Published: Tue, 17 October 2023
Seán Kelly, MEP for Ireland South, has warned that the European Commission urgently needs to take immediate and comprehensive action to address the evasion of sanctions imposed on Russia. Speaking from the European Parliament in Strasbourg, Kelly said it is “increasingly evident that sanctions evasion is widespread”, extending even to Member States that have officially endorsed sanctions. He pointed out that some Member States are “importing Russian products through third countries that, in turn, directly import from Russia”. This practice not only undermines the sanctions but also poses a significant challenge to their effectiveness.

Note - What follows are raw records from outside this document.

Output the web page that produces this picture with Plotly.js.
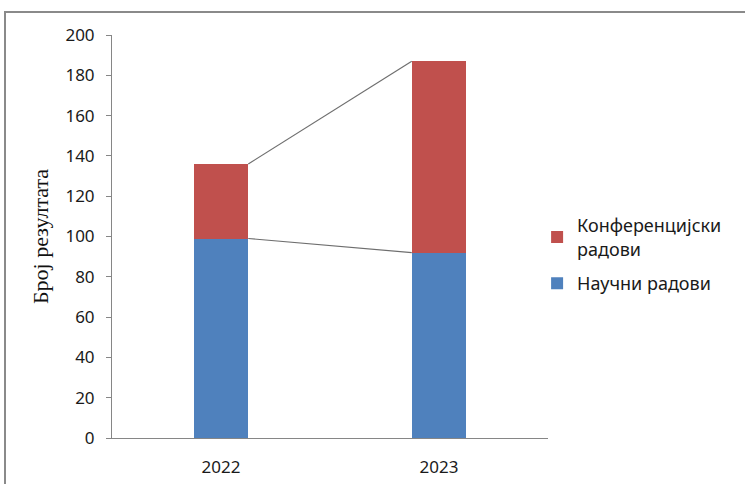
<!DOCTYPE html>
<html>
<head>
<meta charset="utf-8">
<script src="https://cdn.plot.ly/plotly-3.0.1.min.js"></script>
<style>
html,body{margin:0;padding:0;background:#fff;}
#wrap{position:relative;width:745px;height:484px;overflow:hidden;}
#chart{position:absolute;left:0;top:0;width:745px;height:484px;}
#frame{position:absolute;left:4px;top:11px;width:760px;height:500px;border:2px solid #8a8a8a;pointer-events:none;box-sizing:border-box;}
</style>
</head>
<body>
<div id="wrap"><div id="chart"></div><div id="frame"></div></div>
<script>
const years = ['2022', '2023'];
const nauchni = [99, 92];
const konf = [37, 95];
const seriesNames = ['Научни радови', 'Конференцијски<br>радови'];
const yTitle = 'Број резултата';

const barWidth = 0.25;
const xs = years.map((_, i) => i);
const cumN = nauchni.slice();
const cumK = nauchni.map((v, i) => v + konf[i]);

const lineX = [xs[0] + barWidth / 2, xs[1] - barWidth / 2];

const traces = [
  {type: 'bar', x: xs, y: nauchni, name: seriesNames[0], width: barWidth, legendgroup: 'a', legendrank: 2,
   marker: {color: '#4F81BD', line: {width: 0}}},
  {type: 'bar', x: xs, y: konf, name: seriesNames[1], width: barWidth, legendgroup: 'b', legendrank: 1,
   marker: {color: '#C0504D', line: {width: 0}}},
  {type: 'scatter', mode: 'lines', x: lineX, y: cumN, showlegend: false,
   hoverinfo: 'skip', line: {color: '#6e6e6e', width: 1.2}},
  {type: 'scatter', mode: 'lines', x: lineX, y: cumK, showlegend: false,
   hoverinfo: 'skip', line: {color: '#6e6e6e', width: 1.2}}
];

const layout = {
  width: 745, height: 484,
  margin: {l: 112, r: 197, t: 35, b: 46},
  paper_bgcolor: '#fff', plot_bgcolor: '#fff',
  barmode: 'stack',
  font: {family: 'Noto Sans, sans-serif', size: 17, color: '#1a1a1a'},
  xaxis: {
    range: [-0.5, 1.5], tickmode: 'array', tickvals: xs, ticktext: years,
    showgrid: false, zeroline: false, showline: true, linecolor: '#868686', linewidth: 1,
    ticks: '', tickfont: {size: 17}, ticklabelstandoff: 14, fixedrange: true
  },
  yaxis: {
    range: [0, 200], dtick: 20, tick0: 0, showgrid: false, zeroline: false,
    showline: true, linecolor: '#868686', linewidth: 1,
    ticks: 'outside', ticklen: 5, tickcolor: '#868686', tickfont: {size: 17},
    ticklabelstandoff: 8,
    title: {text: yTitle, font: {family: 'Liberation Serif, serif', size: 22, color: '#111'}, standoff: 10}
  },
  legend: {
    x: 0.975, xanchor: 'left', y: 0.455, yanchor: 'middle',
    traceorder: 'grouped', tracegroupgap: 8, font: {size: 18, color: '#1a1a1a'},
    bgcolor: 'rgba(0,0,0,0)', itemwidth: 30
  },
  showlegend: true
};

Plotly.newPlot('chart', traces, layout, {displayModeBar: false, staticPlot: true});
</script>
</body>
</html>
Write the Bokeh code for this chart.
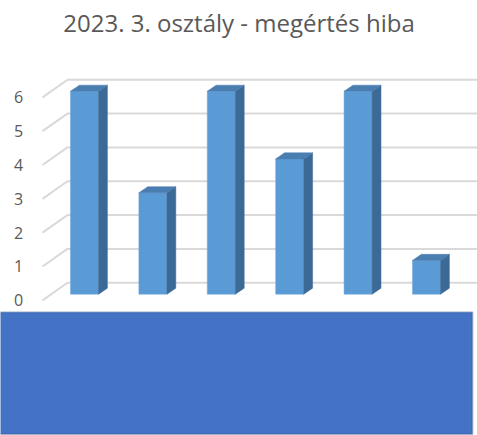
from bokeh.plotting import figure
from bokeh.models import Range1d, BoxAnnotation
from bokeh.embed import file_html
from bokeh.resources import INLINE
from bokeh.core.properties import value
import numpy as np

# ---- data ----
title_text = "2023. 3. osztály - megértés hiba"
categories = ["1.", "2.", "3.", "4.", "5.", "6."]
values = [6, 3, 6, 4, 6, 1]
y_ticks = [0, 1, 2, 3, 4, 5, 6]

# ---- style / geometry (in data units) ----
half_w = 0.205      # half bar width (category units)
dx, dy = 0.13, 0.18  # 3D depth offset
front_off, back_off = -0.18, 0.34
x_front, x_back = -0.614, -0.249
x_right = 10.0

p = figure(width=477, height=435, output_backend="svg", toolbar_location=None,
           x_range=Range1d(-1.228, 5.746), y_range=Range1d(-4.176, 7.471),
           min_border_left=0, min_border_right=0, min_border_top=0, min_border_bottom=0)
p.title.text = title_text
p.title.align = "center"
p.title.text_font = "Open Sans"
p.title.text_font_size = "24px"
p.title.text_font_style = "normal"
p.title.text_color = "#595959"
p.title.standoff = 6
p.title.text_line_height = 0.8
p.axis.visible = False
p.grid.visible = False
p.outline_line_color = None

xs = np.arange(len(values))
vals = np.array(values, dtype=float)

# gridlines (3D: diagonal on left wall + back line)
for t in y_ticks:
    p.line([x_front, x_back, x_right], [t + front_off, t + back_off, t + back_off],
           line_color="#D9D9D9", line_width=2)

# y tick labels
p.text(x=[-0.965] * len(y_ticks), y=[t + front_off for t in y_ticks],
       text=[str(t) for t in y_ticks], text_align="center", text_baseline="middle",
       text_font=value("Open Sans"), text_font_size="16px", text_color="#595959")

# bars: front faces
p.quad(left=xs - half_w, right=xs + half_w, bottom=0, top=vals,
       fill_color="#5B9BD5", line_color="#6FA8DC", line_width=0.5)
# side faces
side_xs = [[x + half_w, x + half_w + dx, x + half_w + dx, x + half_w] for x in xs]
side_ys = [[0, dy, v + dy, v] for v in vals]
p.patches(side_xs, side_ys, fill_color="#3C6A96", line_color="#3C6A96", line_width=0.5)
# top faces
top_xs = [[x - half_w, x - half_w + dx, x + half_w + dx, x + half_w] for x in xs]
top_ys = [[v, v + dy, v + dy, v] for v in vals]
p.patches(top_xs, top_ys, fill_color="#4A7DB0", line_color="#4A7DB0", line_width=0.5)

# overlay blue box (covers category labels)
p.add_layout(BoxAnnotation(left=-3, right=5.673, top=-0.53, bottom=-4.14,
                           fill_color="#4472C4", fill_alpha=1.0,
                           line_color="#2F528F", line_width=2))

open("out.html", "w").write(file_html(p, INLINE))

Furthermore, Kelly highlighted that certain companies are not adhering to the sanctions, thereby undermining the collective efforts of the European Union. He underscored the urgent need for a thorough discussion on the current sanctions in place, their efficacy, and immediate steps to curb evasion. Only once these issues are addressed can the European Union consider further sanctions as a viable option.
In a speech to the Parliament today, Kelly said: “The important point now, especially from the Commission’s perspective, is not to dwell on the sanctions we have imposed or their impact on the German economy, but rather to focus on the critical issue of sanctions evasion. It is quite obvious that this evasion is widespread. Even Member States who have officially embraced sanctions are indirectly supporting the Russian economy by importing Russian products through third countries. This is simply unacceptable and must be halted. The same applies to companies that are not complying with sanctions.
“We need an urgent, detailed discussion on the effectiveness of existing sanctions and what the European Commission intends to do immediately to prevent those attempting to avoid them. Only then can we consider additional sanctions. This is the key to maintaining the integrity of our sanctions regime”, he added.
MEP Kelly also welcomed the Parliament’s vote in favour of a €50 billion recovery fund to support Ukraine towards recovery, reconstruction, and EU integration. The financial package, which comprises both loans and grants, is to be provided from 2024 through to 2027.
“The establishment of the recovery fund for Ukraine represents a vital step in our commitment to supporting Ukraine. The objectives are clear: to aid recovery, reconstruction, and modernisation of the country while fostering democratic, social, and economic cohesion.”
“Our unwavering support for Ukraine’s alignment with Union rules and values, as well as future membership aspirations, is pivotal for mutual stability, security, peace, prosperity, and sustainability,” Kelly concluded.